"C’était mieux après" : Bill François, le physicien qui déconstruit la connerie grâce à l'éloquence

"C’était mieux après" : Bill François, le physicien qui déconstruit la connerie grâce à l'éloquence

« Une partie de notre cerveau liée à l’intelligence, le cortex, a évolué, mais la partie du cerveau ancestrale, le striatum, est restée comme à l’époque où on était des singes. On a dans notre tête une partie géniale, et une partie imbécile, l’une conçoit les Airbus et l’autre conçoit les plateaux-repas qu’on nous sert dans les Airbus. » Jongler entre la connerie du monde et l’intelligence humaine, voilà à peu près l’objectif de Bill François, dans « C’était mieux après ».

À vrai dire, oubliez les vannes pas très drôles entendues cent fois sur les sandwichs et les blonds, et branchez votre cerveau : le spectacle qui se joue au Studio des Champs-Élysées jusqu’à Noël les mardi et mercredi est un Ovni. À mi-chemin entre le stand-up pur et dur et la conférence de physicien sur le sens de la vie, à la façon de l’exoconférence d’Alexandre Astier. Il faut dire que Bill François est, de fait, physicien. Et n’a pas vraiment le profil type de l’humoriste lambda. Passé par les bancs de l’ENS, auteur d’une thèse sur la physique des bancs de poisson, il a enchaîné les victoires en concours d’éloquence avant d’être contacté pour l’émission « Le Grand oral » sur France 2. Qu’il a aussi remportée. Et puis, passionné par les poissons et la pêche, le surdoué aux allures de premier de la classe en maths a écrit L’éloquence des sardines, un livre traduit en 17 langues pour diffuser les connaissances scientifiques sur le monde marin.

Bill François, c’est la grosse tête timide qui a trouvé dans l’éloquence et l’humour le moyen d’extérioriser les tas de trucs barrés qui grouillent dans son imagination. Et fait voyager les autres au moyen de maximes sur le sens de la vie, d’alexandrins, d’anecdotes absurdes et d’improvisation en fonction de l’actualité. Les timides, d'aillleurs, il en parle d’autant mieux qu’il en est : « Les gens ne sont pas tendres avec nous, les timides. Quand même… la phrase qu’on dit le plus souvent aux timides, c’est "sois pas timide, je vais pas te mordre !"Qu’est-ce que vous voulez que nous, les timides, on réponde à ça ? ».

Des ratés et des inventeurs, qui sert le plus à la société ?

Et puis il y a les ratés.
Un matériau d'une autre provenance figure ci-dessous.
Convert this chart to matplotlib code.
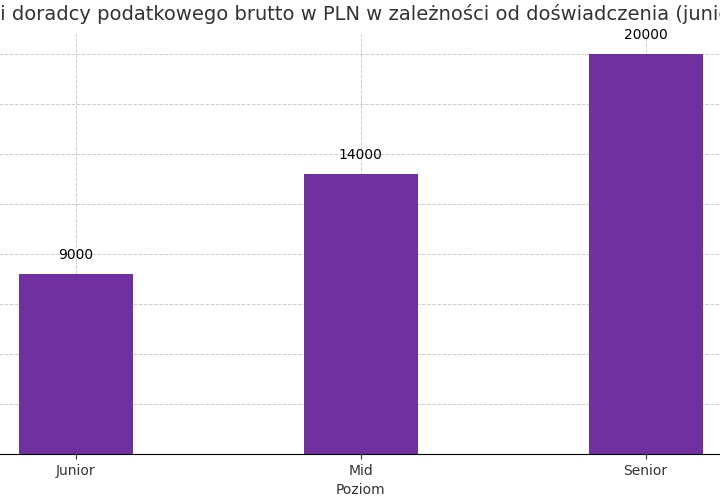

Bill François leur rend hommage en alexandrins : « Et, de tous les ratés, grands, moyens, ou petits / Ceux qui ratent leur plat, leur métro, ou leur vie / Rendons surtout hommage aux ambitieux grandioses / Ceux dont le beau naufrage est dû au fait qu’ils osent. »

Démocratie, technologie, religion… Bill François en vient vite à poser la question que tout le monde se pose : « Depuis quand ça a merdé ? ». Pourquoi l’invasion des trottinettes électriques, le détournement de l’intelligence artificielle pour concevoir des filtres Snapchat à tête de licorne, ou bien l’humanité condamnée à passer 9 heures par jour sur des tableaux Excel… ? Pourquoi les archéologues du futur trouveront « des touillettes en plastique, des emballages, des boîtes à kebab, des trucs avec des ronds pour mettre les bières dedans… » ?

Rappelez-vous : le problème c’est que nous sommes des singes en moins bien. Et puis c’est aussi notre faculté à inventer des choses, explique Bill François, avec un sketch particulièrement bien senti sur toutes ces inventions qui servent à rien, hormis créer de nouveaux marchés : « On invente, on invente… mais est-ce qu’une seule fois, ces inventeurs nous ont demandé si on était intéressés par leurs inventions ? Y a-t-il eu un référendum avant de sortir Tik Tok, le Thermomix connecté, ou les écouteurs sans fil qui ne tiennent pas dans les oreilles ? ». Bref, on a l'impression de sortir un peu moins con du spectacle de Bill François après qu'il nous ait été rappelé quelques éléments élémentaires sur le sens de la vie. Mais on se sent un peu plus con après avoir vu l'éloquence du physicien débiter des vers façon Cyrano 2021. A vous de voir si l'équilibre vous convient.

« C'était mieux après » de Bill François, mise en scène d'Alain Sachs. Au Studio des Champs-Élysées les mardi et mercredi jusqu’à fin décembre.